Minthorn’s Namesakes: Proponents of Oregon’s Indigenous Assimilation Campaign

Reported By: Sophia Lumsdaine

Photographed By: Allison Martinet

Minthorn is the oldest building on the George Fox University (GFU) campus and was built 138 years ago in 1885. Though it now houses the Spanish Program, the Center for Study Abroad, and the International Students office, the individuals for which it is named were closely involved in the effort to marginalize, control, and indoctrinate Native Americans in Oregon.

Originally, the Minthorn building was used as a dormitory for Friends Pacific University, a predecessor institution to GFU, according to the GFU website. Laura Ellen Minthorn and her husband Henry John Minthorn were the aunt and uncle of Herbert Hoover, and they raised Hoover from a young age when he was orphaned. Both because Henry Minthorn served as the first president of Friends Pacific University and their relationship to Hoover, Minthorn Hall was named after the couple.

However, Henry Minthorn is not only known as a founding father of the fledgling Quaker school of Friends Pacific University; he was also a superintendent of one of the very first schools for Indigenous children in the United States. Though his time at this school ended when he oversaw Friends Pacific University, he later returned to a similar vein of work and served as an administrator for the Bureau of Indian Affairs in Oregon.

The school Minthorn managed was called the Chemawa Indian School, located in Forest Grove, Oregon. Established months after the infamous Carlisle Indian School in Pennsylvania, the Chemawa Indian School was part of a federal campaign to finalize the conquest of Native Americans by removing Native children from their communities and culturally indoctrinating them to conform to White American society. 

Chemawa was one of the very first of over 400 schools for Indigenous children across the United States. These schools have been harshly criticized by historians and members of Native American communities. As stated in a Washington Post article by Diana Hedgepeth, “Government officials and experts estimate that tens of thousands of Native children attended the schools over several generations, though no one knows the exact number. Thousands are believed to have died at the schools. Many others were sexually assaulted, physically abused or emotionally traumatized.”

Children from over 20 different tribes throughout the Pacific Northwest were forcibly brought to the Chemawa Indian School. By 1885, about 300 students attended the institution.

Students ranged in age from as young as age 6 to their early 20s, and stayed at the school anywhere from three to 10 years. They were forced to cut their hair, wear military uniforms, and were forbidden from speaking their native languages. Much of the school was built and maintained using unpaid student labor. When Minthorn arrived as superintendent in 1883, he immediately set about expanding the school. 

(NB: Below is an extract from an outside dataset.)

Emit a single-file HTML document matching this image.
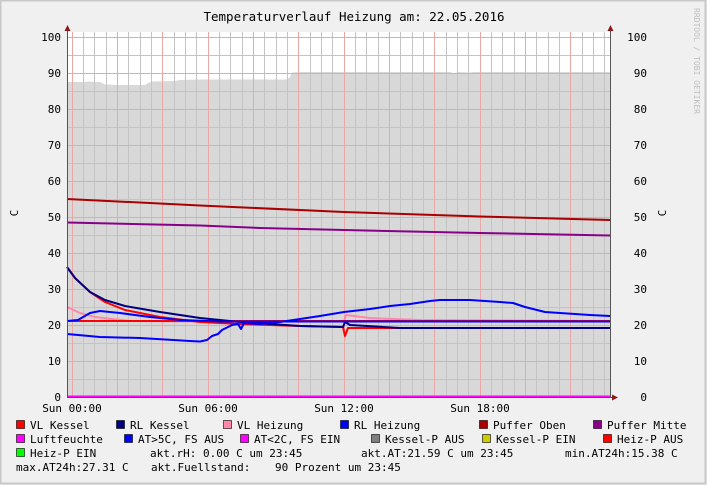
<!DOCTYPE html>
<html><head><meta charset="utf-8"><style>
body{margin:0;background:#f0f0f0;}
svg{display:block;font-family:"DejaVu Sans Mono","Liberation Mono",monospace;}
</style></head><body>
<svg width="707" height="485" viewBox="0 0 707 485" xmlns="http://www.w3.org/2000/svg">
<rect x="0" y="0" width="707" height="485" fill="#f0f0f0"/>
<rect x="0.5" y="0.5" width="705" height="483" fill="none" stroke="#c8c8c8" stroke-width="2"/>
<text x="354" y="21" font-size="12.5" text-anchor="middle" fill="#000">Temperaturverlauf Heizung am: 22.05.2016</text>
<text x="694" y="8" font-size="8" fill="#c0c0c0" transform="rotate(90 694 8)">RRDTOOL / TOBI OETIKER</text>
<rect x="67" y="32" width="543" height="365" fill="#ffffff"/>
<path fill="#d8d8d8" d="M67,397 L67,82 L85,82 L88,81.5 L100,82 L105,84.5 L120,85 L145,85 L148,83 L153,81.5 L175,81 L180,80 L200,79.5 L287,79.5 L290,77 L292,72.5 L302,72 L450,72 L454,73.5 L458,72 L470,72.5 L474,72 L610,72 L610,397 Z"/>
<g fill="none" stroke-width="1" shape-rendering="crispEdges">
<g stroke="#c4c4c4">
<path d="M67,379.5H610M67,343.5H610M67,307.5H610M67,271.5H610M67,235.5H610M67,199.5H610M67,163.5H610M67,127.5H610M67,91.5H610M67,55.5H610"/>
<path d="M83.5,32V397M94.5,32V397M106.5,32V397M128.5,32V397M140.5,32V397M151.5,32V397M174.5,32V397M185.5,32V397M196.5,32V397M219.5,32V397M230.5,32V397M242.5,32V397M264.5,32V397M276.5,32V397M287.5,32V397M310.5,32V397M321.5,32V397M332.5,32V397M355.5,32V397M366.5,32V397M378.5,32V397M400.5,32V397M412.5,32V397M423.5,32V397M446.5,32V397M457.5,32V397M468.5,32V397M491.5,32V397M502.5,32V397M514.5,32V397M536.5,32V397M548.5,32V397M559.5,32V397M582.5,32V397M593.5,32V397M604.5,32V397"/>
</g>
<g stroke="#e8a8a8">
<path d="M67,361.5H610M67,325.5H610M67,289.5H610M67,253.5H610M67,217.5H610M67,181.5H610M67,145.5H610M67,109.5H610M67,73.5H610M67,37.5H610"/>
<path d="M72.5,32V397M117.5,32V397M162.5,32V397M208.5,32V397M253.5,32V397M298.5,32V397M344.5,32V397M389.5,32V397M434.5,32V397M480.5,32V397M525.5,32V397M570.5,32V397"/>
</g>
</g>
<g fill="none" stroke-width="2" stroke-linejoin="round">
<path stroke="#aa0000" d="M67,199 L200,205.5 L344,212 L480,216.5 L610,220"/>
<path stroke="#880088" d="M67,222.5 L200,225.5 L260,228 L344,230 L480,233 L610,235.5"/>
<path stroke="#ff88aa" d="M67,307 L80,313 L95,317 L130,321 L200,321.5 L344,321.5 L346,315 L370,318 L420,320 L610,321"/>
<path stroke="#ff0000" d="M67,321 L610,321"/>
<path stroke="#ff0000" d="M67,267 L75,278 L90,292 L105,302 L125,310 L160,317 L200,322 L240,324 L300,326 L343,327 L345,336 L348,328 L370,328 L610,328"/>
<path stroke="#000080" d="M67,267 L75,278 L90,292 L105,300 L125,306 L160,312 L200,318 L240,322 L300,326 L343,327 L345,322 L350,325 L400,328 L610,328"/>
<path stroke="#0000ff" d="M67,321 L78,320 L90,313 L100,311 L120,313 L150,317 L180,320 L220,321.5 L610,321.5"/>
<path stroke="#0000ff" d="M67,334 L100,337 L140,338 L190,341 L200,341.5 L207,340 L212,336 L218,334 L222,330 L226,328 L232,325 L238,324 L241,329 L244,323 L260,324 L280,322 L300,319 L320,316 L344,312 L370,309 L390,306 L410,304 L430,301 L440,300 L470,300 L500,302 L513,303 L525,307 L545,312 L560,313 L590,315 L610,316"/>
<path stroke="#ff00ff" d="M67,396.5 L610,396.5"/>
</g>
<g fill="none" stroke="#555" stroke-width="1" shape-rendering="crispEdges">
<path d="M67.5,30V397.5H612"/>
<path d="M610.5,30V397.5"/>
</g>
<path d="M64.5,31 L67.5,25 L70.5,31Z" fill="#8b1a1a"/>
<path d="M607.5,31 L610.5,25 L613.5,31Z" fill="#8b1a1a"/>
<path d="M612,394.5 L618,397.5 L612,400.5Z" fill="#8b1a1a"/>
<g font-size="11" fill="#000" text-anchor="end">
<text x="61" y="41">100</text><text x="61" y="77">90</text><text x="61" y="113">80</text><text x="61" y="149">70</text><text x="61" y="185">60</text><text x="61" y="221">50</text><text x="61" y="257">40</text><text x="61" y="293">30</text><text x="61" y="329">20</text><text x="61" y="365">10</text><text x="61" y="401">0</text>
<text x="647" y="41">100</text><text x="647" y="77">90</text><text x="647" y="113">80</text><text x="647" y="149">70</text><text x="647" y="185">60</text><text x="647" y="221">50</text><text x="647" y="257">40</text><text x="647" y="293">30</text><text x="647" y="329">20</text><text x="647" y="365">10</text><text x="647" y="401">0</text>
</g>
<text x="18" y="213" font-size="11" transform="rotate(-90 18 213)" text-anchor="middle">C</text>
<text x="666" y="213" font-size="11" transform="rotate(-90 666 213)" text-anchor="middle">C</text>
<g font-size="11" fill="#000" text-anchor="middle">
<text x="72" y="412">Sun 00:00</text><text x="208" y="412">Sun 06:00</text><text x="344" y="412">Sun 12:00</text><text x="480" y="412">Sun 18:00</text>
</g>
<g stroke="#000" stroke-width="0.6">
<rect x="16.5" y="420.5" width="8" height="8" fill="#ff0000"/>
<rect x="116.5" y="420.5" width="8" height="8" fill="#000080"/>
<rect x="223.5" y="420.5" width="8" height="8" fill="#ff88aa"/>
<rect x="340.5" y="420.5" width="8" height="8" fill="#0000ff"/>
<rect x="479.5" y="420.5" width="8" height="8" fill="#aa0000"/>
<rect x="593.5" y="420.5" width="8" height="8" fill="#880088"/>
<rect x="16.5" y="434.5" width="8" height="8" fill="#ff00ff"/>
<rect x="124.5" y="434.5" width="8" height="8" fill="#0000ff"/>
<rect x="240.5" y="434.5" width="8" height="8" fill="#ff00ff"/>
<rect x="371.5" y="434.5" width="8" height="8" fill="#808080"/>
<rect x="482.5" y="434.5" width="8" height="8" fill="#cccc00"/>
<rect x="603.5" y="434.5" width="8" height="8" fill="#ff0000"/>
<rect x="16.5" y="448.5" width="8" height="8" fill="#00ff00"/>
</g>
<g font-size="11" fill="#000" style="white-space:pre">
<text x="30" y="429">VL Kessel</text><text x="130" y="429">RL Kessel</text><text x="237" y="429">VL Heizung</text><text x="354" y="429">RL Heizung</text><text x="493" y="429">Puffer Oben</text><text x="607" y="429">Puffer Mitte</text>
<text x="30" y="443">Luftfeuchte</text><text x="138" y="443">AT&gt;5C, FS AUS</text><text x="254" y="443">AT&lt;2C, FS EIN</text><text x="385" y="443">Kessel-P AUS</text><text x="496" y="443">Kessel-P EIN</text><text x="617" y="443">Heiz-P AUS</text>
<text x="30" y="457">Heiz-P EIN</text><text x="150" y="457">akt.rH: 0.00 C um 23:45</text><text x="361" y="457">akt.AT:21.59 C um 23:45</text><text x="565" y="457">min.AT24h:15.38 C</text>
<text x="16" y="471">max.AT24h:27.31 C</text><text x="151" y="471">akt.Fuellstand:</text><text x="275" y="471">90 Prozent um 23:45</text>
</g>
</svg>
</body></html>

American Quakers have historically had a mixed relationship with Native Americans, but they have had a reputation for seeking peace and understanding with the indigenous inhabitants of the United States. William Penn, who lived in colonial America, in particular, has been seen as a Quaker leader who sought to cultivate a relationship based on mutual respect and understanding between Quaker and Native American communities. 

As a Quaker institution, GFU may want to consider the implications of dedicating its most historic building to people involved in the attempted erasure of the Indigenous cultures of the Pacific Northwest.